The advice usually given to policymakers is to "build bridges" or "find common ground." That is amateur hour. In this arena, the only thing that moves the needle is making the cost of the status quo higher than the cost of a concession. By extending deadlines, we are lowering the cost of the status quo. We are making it comfortable for them to say "no" for another six months.
The Hard Truth About Iranian Proxies
Critics of a hardline stance argue that more pressure will lead to an all-out regional war. This ignores the fact that the war is already happening; it’s just being fought by people who don't wear Iranian uniforms.
By engaging in these endless diplomatic loops, we effectively greenlight the proxy strategy. We tell Tehran, "As long as you keep talking to us in Geneva or Vienna, we will ignore what your specialists are doing in the deserts of the Levant." It is a trade they will make every single day of the week.
The Strategy of the Void
The most dangerous thing for the Iranian leadership isn't a strike or a new round of sanctions. It is a total lack of attention. They crave the seat at the table because it validates their status as a regional superpower.

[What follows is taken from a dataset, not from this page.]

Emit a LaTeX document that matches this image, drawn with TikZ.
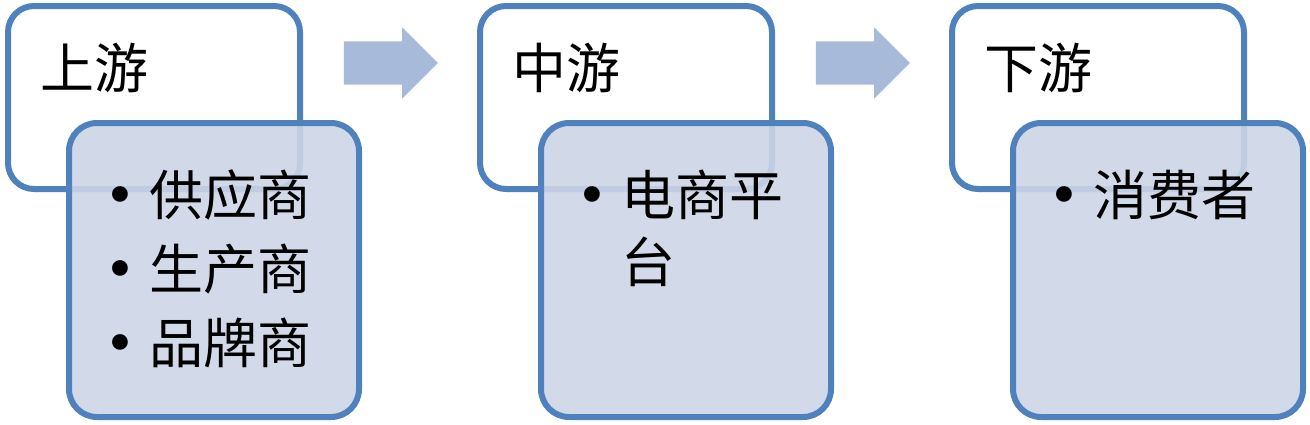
\documentclass[tikz,border=0pt]{standalone}
\usepackage{fontspec}
\setmainfont{Noto Sans CJK SC}
\newfontfamily\bulletfont{DejaVu Sans}
\usetikzlibrary{shapes.arrows, positioning, calc}
\definecolor{myBlue}{RGB}{79, 129, 189}
\definecolor{myFill}{RGB}{205, 213, 230}
\definecolor{myArrow}{RGB}{167, 186, 218}
\newcommand{\itembullet}{\raisebox{1pt}{\bulletfont •}}

\begin{document}
\begin{tikzpicture}[
    x=1pt, y=1pt,
    font=\fontsize{54}{74}\selectfont,
    % Styles
    stage_box/.style={
        draw=myBlue, line width=6pt, fill=white, rounded corners=26pt,
        minimum width=292pt, minimum height=183pt
    },
    item_box/.style={
        draw=myBlue, line width=6pt, fill=myFill, fill opacity=0.9, draw opacity=1,
        rounded corners=28pt, minimum width=290pt, minimum height=294pt
    },
    flow_arrow/.style={
        single arrow, fill=myArrow, draw=none, inner xsep=0pt, inner ysep=21.5pt,
        minimum height=94pt, single arrow head extend=14pt
    },
    stage_title/.style={anchor=base west, inner sep=0pt},
    item_list/.style={anchor=base west, inner sep=0pt}
]
    \useasboundingbox (0,0) rectangle (1310,-424);

    % --- 1. Stage boxes ---
    \node[stage_box] (up) at (154,-97.5) {};
    \node[stage_box, right=174pt of up] (mid) {};
    \node[stage_box, right=174pt of mid] (down) {};

    % --- 2. Item boxes (over the stage boxes) ---
    \node[item_box, below right=117pt and 61pt of up.north west] (upItems) {};
    \node[item_box, below right=117pt and 61pt of mid.north west] (midItems) {};
    \node[item_box, below right=117pt and 61pt of down.north west] (downItems) {};

    % --- 3. Stage titles ---
    \node[stage_title] (upTitle) at ([xshift=35pt, yshift=-85pt]up.north west) {上游};
    \node[stage_title] (midTitle) at ([xshift=35pt, yshift=-85pt]mid.north west) {中游};
    \node[stage_title] (downTitle) at ([xshift=35pt, yshift=-85pt]down.north west) {下游};

    % --- 4. Item lists ---
    \node[item_list] (upList) at ([xshift=38pt, yshift=-95pt]upItems.north west)
        {\begin{tabular}[t]{@{}l@{\hspace{13pt}}l@{}}
            \itembullet & 供应商\\
            \itembullet & 生产商\\
            \itembullet & 品牌商
        \end{tabular}};
    \node[item_list] (midList) at ([xshift=38pt, yshift=-95pt]midItems.north west)
        {\begin{tabular}[t]{@{}l@{\hspace{13pt}}l@{}}
            \itembullet & 电商平\\[-7pt]
                        & 台
        \end{tabular}};
    \node[item_list] (downList) at ([xshift=38pt, yshift=-95pt]downItems.north west)
        {\begin{tabular}[t]{@{}l@{\hspace{13pt}}l@{}}
            \itembullet & 消费者
        \end{tabular}};

    % --- 5. Flow arrows ---
    \node[flow_arrow] (arrowA) at ($(up.north east)!0.5!(mid.north west)+(-10,-60)$) {};
    \node[flow_arrow] (arrowB) at ($(mid.north east)!0.5!(down.north west)+(-10,-60)$) {};

\end{tikzpicture}
\end{document}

When we obsess over their "eagerness" to talk, we feed the beast. We should be looking at the data points they try to hide: the growing gap between their military spending and their infrastructure investment, and the quiet, desperate shift of their elite's assets into foreign currencies.
The "contrarian" take isn't that we should go to war. It's that we should stop pretending that the current diplomatic theater is anything other than a scripted performance.
The Actionable Pivot
If you are a business leader or an investor watching these headlines, stop betting on a "grand bargain." It isn't coming. The volatility is the product.
- Ignore the rhetoric of "breakthroughs." There hasn't been a real breakthrough in this relationship in forty years. Only temporary reprieves.
- Watch the shipping lanes, not the press releases. The real diplomacy happens in the Strait of Hormuz. If the tankers are moving, the status quo is holding.
- Understand that "End the War" is a marketing slogan. For the players involved, the "war" is a permanent state of being that justifies their budgets and their grip on power.
The West is playing checkers. Tehran is playing a game of chicken where they’ve already removed their own steering wheel. They aren't eager to end the war. They are eager for you to believe they are, so you'll give them another six months to finish what they started.
Stop extending the deadline. The clock ran out years ago.